Evan also enjoys gardening, woodworking (timber framing and spoon carving), hiking, foraging, camping, skiing, and trying out new recipes. Intent on communal living they are a member of Churning Rapids Community, a small developing intentional community with seven members. In their free time they play guitar and sing in a band, are on the board for Keweenaw Land Trust, and co-organize the Portage Lake Seed Library.
STEPHANIE MAE HOWELLS (she/her) is a multimedia artist, educator and community arts curator in Detroit with a BA in Honors Psychology / Art Minor from Wayne State University (2010). She has been an independent Teaching Artist for 10 years working in classrooms, after-school programs, hospital settings and carceral spaces. Her pedagogy incorporates therapeutic approaches with technical skill building. She loves supporting youth in their creative process as they master techniques, process complex emotions, challenge the ‘inner-critic’ and uncover their unique artistic style/voice.
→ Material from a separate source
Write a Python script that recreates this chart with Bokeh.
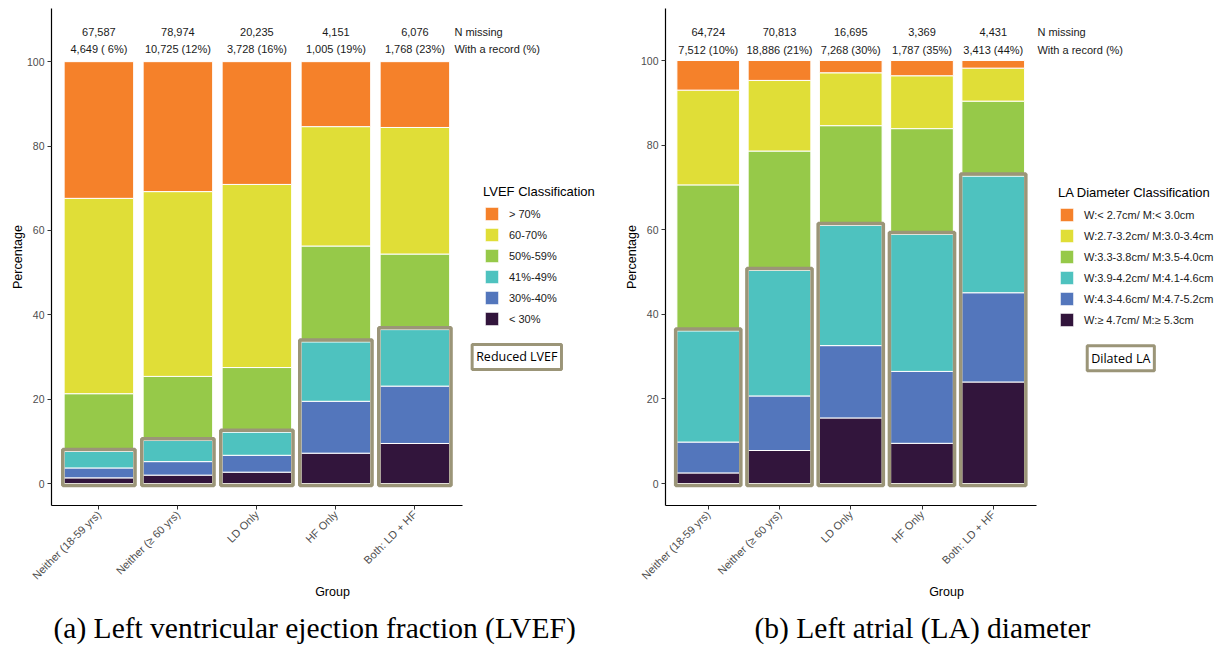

As a VCAC Independent Project Resident in 2022 and 2023, Stephanie collaborated closely with the natural environment creating land-art installations, botanical illustrations and a healing Altar space for fellow campers. She is excited to join the VCAC staff this year, holding it down in the Kitchen and supporting Independent Projects! In her free time she enjoys hula hooping, gardening, rollerblading and hanging with her 3 cats.
MEL SEEGER has worked in the logging industry and run sawmills his entire life in Northern Minnesota and the UP. He builds barns, saunas, yurts and boats of his own designs; the Visitor Center's studio barn is one of his. He also makes various types of heaters, furnaces, ovens, and stoves and has been experimenting with creating insulating bricks from local clay and sawdust from his mill. He's a master of hand craft and is also tech savvy, using CAD and CNC to create utilitarian designs and visual art. He also farms and plays traditional Finnish music with his wife, Aileen. Mel collaborates with VCAC artists during our Sustainable Building projects.
MARY CAROL AND CAMERON COLEMAN bought 120 acres of primarily forested land in the Upper Peninsula of Michigan in 2005 after living in an RV for five years while volunteering for the Forest Service and National Park Service. The north end of the property borders the Ottawa National Forest, along a scenic river corridor.
This property had previously been irresponsibly logged, leaving a damaged ecosystem and uneven terrain, and so the Colemans have been working to restore the land and it’s wildlife habitats. With the help of grants from the Department of Agriculture, they have planted thousands of native trees. They maintain the growth of certain trees to allow for different age classes, and among other land improvements have built a pond, put up bat houses and bird houses, made habitat for deer, turkey, bear, and snowshoe hare, and built an extensive trail system. "We won't live to see much of the results of all this, but we have the satisfaction of knowing that we have tried to be stewards and to help restore the land's natural beauty."